A few years ago when I was still a Sydneysider (or almost!) I went on a whale watching cruise with a friend. We were fortunate enough to see a number of humpback whales up close, and witness a variety of behaviours such as tail slapping and breaching. But I did feel that there was something intrusive about being so close to them on the water.
The Whale Dreamers Festival at Norah Head* offers a completely different approach. Organised every year since 2006 on the initiative of a dedicated trio of women, it is an eco event and great emphasis is placed on whale conservation and protecting the environment. And the watching takes place from a distance. In fact, Norah Head provides the ideal location for this with its panoramic ocean views from the cliffs by the lighthouse.
Icklegen and I decided to join in the action at this year’s festival. We turned up early, which was a good thing as there was no parking at the lighthouse and limited slots in our usual spot by the Rockpool Café. We didn’t have to walk forever, as I had feared (now that would have been a challenge with a little one!) Free shuttle buses trundled up and down the access road to the lighthouse throughout the event making life so much easier.
On arrival, there was a big crowd on the cliff-top, with people peering excitedly through binoculars and very long telephoto lenses. There had been a sighting of a southern right whale a few kilometres offshore. A number of the more common humpback whales were also observed during the course of our visit, as well as pods of dolphins. Alas, we didn’t get to see any whales or dolphins ourselves, but it was enough this time to know they were ‘in attendance’.
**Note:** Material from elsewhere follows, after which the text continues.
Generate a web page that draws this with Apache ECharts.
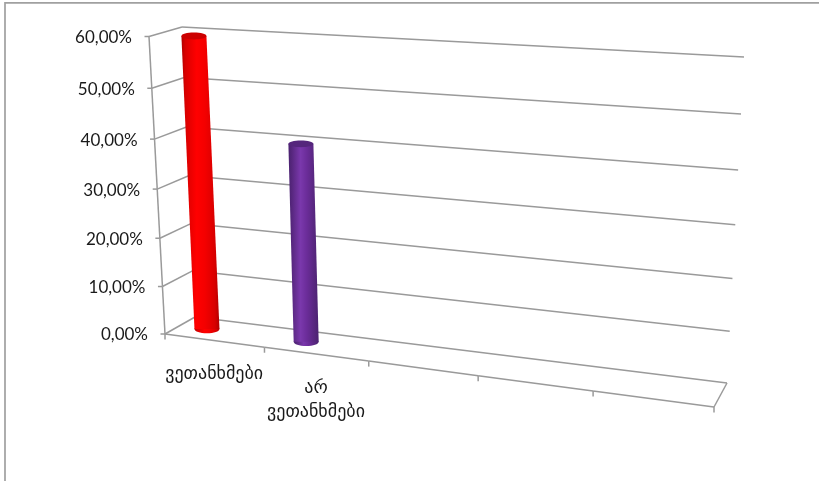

We toured around the various environmental stalls, where Ickle befriended a somewhat battered wooden pelican. Then we got creative in the Art Space, a great initiative where, for a gold coin donation, Ickle got to paint and colour in her very own mask. The highlight of the day, though, had to be face painting. My little girl sat very still as a local artist decorated her forehead with a rainbow, flowers and a ziggy-biggy (aka a ladybird), the latter being at Ickle’s specific request.
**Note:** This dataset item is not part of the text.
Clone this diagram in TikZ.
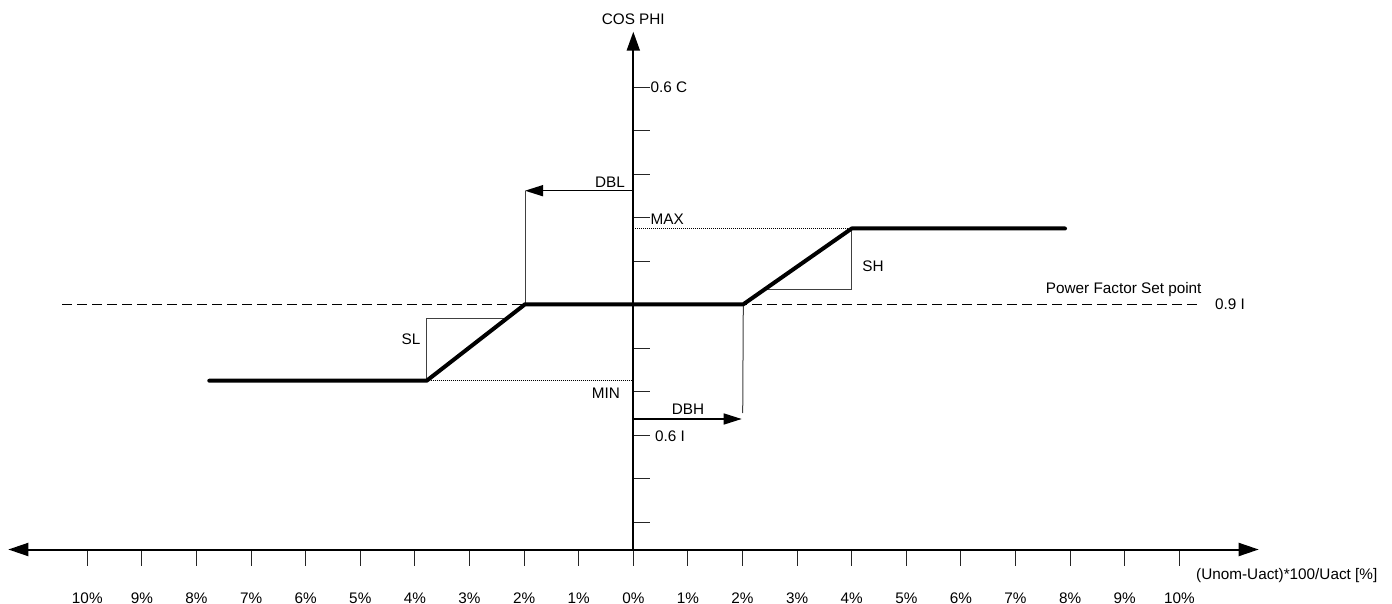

We checked out the excellent food stalls on-site later on when we got a bit peckish. I opted for a black bean burrito (delicious and very spicy) and Ickle took a fancy to the sausage sizzle. (Well, she is a little Aussie, after all). And we sat in the sunshine overlooking the lighthouse and the ocean, while live music played in the background. And I thought: this isn’t bad for a Sunday afternoon in the middle of winter.
*The Darkinjung Aboriginal people refer to the Central Coast of NSW as ‘Whale Dreaming Country’, and the whale is their totem.